In a study on the sexualization of women in media, by the American Psychological Association, it was found that women or girls are, more likely to be dressed provocatively and forced into poses that are sexually suggestive. Another study, on print media, completed by psychology researchers at Wesleyan University found that 51.8% of the time, women are objectified in advertisements. This number changes when the study was narrowed to men's print, where women were objectified in an increased 76% of advertisements.

A common problem among young girls is a number of afflictions directly related to a negative body image, that can resort from these objectifying ads. The APA is aware of this situation and put together a task force to complete a study across all major advertising and media platforms. What they found was numerous problems found in young women can be traced back to these displays of women as sexual objects. The affects span a wide range of disorders and illnesses, from anxiety, eating disorders, depression, and even prevent young girls from creating a healthy sex life. This task force is reaching out to both the media and families with young children in an attempt to properly inform all individuals on the negative impacts of the way media is used.

Teenagers are very susceptible to advertising messages. Particularly, the pathologizing of the human body, which is when advertisements make people feel bad about themselves so they feel the need to buy a product. This encourages an unhealthy obsession with one's physical appearance, in addition to the physical changes that come during one's adolescent years. This can be extremely harmful to one's self esteem and overall mental and physical health.

A study conducted by the Department of Psychology at Knox College provided insight into risk factors such as media consumption hours, self-objectification, religiosity, and television mediation; each show to affect rates of media influence and rates of self-internalization of the potential negative influences.

=== Effects on women of colour ===

In media, women of color and diverse backgrounds are often misrepresented, underrepresented, and perpetuated by harmful stereotypes. When it comes to women in the media, there is already a lack of positive representation, but when there are female portrayal, they are predominantly represented as white, young, glamorous, heterosexual, and less influential than men. Therefore, when it comes to women of a minority background, their portrayal relies heavily on stereotypes that are often perpetuated by people who are not a part of these diverse communities. For instance, Portrayals of African American women are limited, even in films and print media that target Black audiences.

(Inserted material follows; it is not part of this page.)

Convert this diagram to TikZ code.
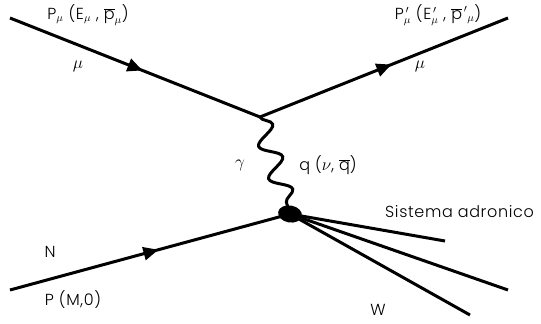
\documentclass[tikz,border=0pt]{standalone}
\usepackage{fontspec}
\setmainfont{Poppins}[UprightFont=* Light,LetterSpace=4]
\usetikzlibrary{decorations.markings,decorations.pathmorphing,arrows.meta,shapes.geometric}
\begin{document}
\begin{tikzpicture}[x=1pt,y=-1pt,
  fermion/.style={line width=3pt,postaction={decorate},
    decoration={markings,mark=at position 0.53 with {\arrow{Triangle[length=15pt,width=13pt]}}}},
  plain/.style={line width=3pt},
  photon/.style={line width=3pt,decorate,decoration={snake,segment length=34pt,amplitude=10pt}},
  lbl/.style={font=\fontsize{16}{18}\selectfont,inner sep=0pt},
  glbl/.style={font=\fontsize{19}{21}\selectfont,inner sep=0pt}]
\useasboundingbox (0,0) rectangle (541,324);
\coordinate (mi) at (10,18);
\coordinate (v) at (260,117);
\coordinate (mo) at (508,18);
\coordinate (ni) at (10,290);
\node[ellipse,fill=black,minimum width=24pt,minimum height=17pt,inner sep=0pt,rotate=-10] (b) at (290,214) {};
\coordinate (h1) at (445,241);
\coordinate (h2) at (508,290);
\coordinate (h3) at (470,315);
\draw[fermion] (mi) -- (v);
\draw[fermion] (v) -- (mo);
\draw[photon] (v) -- (b.center);
\draw[fermion] (ni) -- (b.center);
\draw[plain] (b.center) -- (h1);
\draw[plain] (b.center) -- (h2);
\draw[plain] (b.center) -- (h3);
\node[lbl] (l1) at (88,15) {P$_\mu$ (E$_\mu$ , $\overline{\mbox{p}}_\mu$)};
\node[glbl] (l2) at (78,66) {$\mu$};
\node[lbl] (l3) at (438,15) {P$_\mu^{\,\prime}$ (E$_\mu^{\,\prime}$ , $\overline{\mbox{p}}^{\,\prime}{}_\mu$)};
\node[glbl] (l4) at (420,66) {$\mu$};
\node[glbl] (l5) at (240,165) {$\gamma$};
\node[lbl] (l6) at (328,165) {q ($\nu$, $\overline{\mbox{q}}$)};
\node[lbl,anchor=west] (l7) at (385,212) {Sistema adronico};
\node[lbl] (l8) at (50,252) {N};
\node[lbl] (l9) at (73,300) {P (M,0)};
\node[lbl] (l10) at (378,310) {W};
\end{tikzpicture}
\end{document}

Black women stereotypes are consistently portrayed in the media. This includes: "angry" and "sassy" black woman, or even a "hypersexual Jezebel". During the Jezebel era, black women were placed outside of the societal standards of American beauty. This stereotype caused men to justify the exploitation of black women. Stereotypically, the black woman's caricature is a sassy, gum chewing, twerking woman. This is portrayed in different music videos by popular artists, such as in Meghan Trainor's "All About That Bass" and Taylor Swift's "Shake It Off". Ultimately, this becomes an issue because black women are presented as hyper-sexualized.

Support has shown that the effects of media exploitation vary for women of different ethnic backgrounds. Research has depicted that these implications often resonate beyond cultural boundaries, to cause significant differences among black, white, Latina, and Asian women.

According to the American Psychological Association, when comparing one's body to the sexualized cultural ideals, this significantly impaired the ability for women of these ethnicities to regulate cognitive functions, including logical reasoning and spatial skills.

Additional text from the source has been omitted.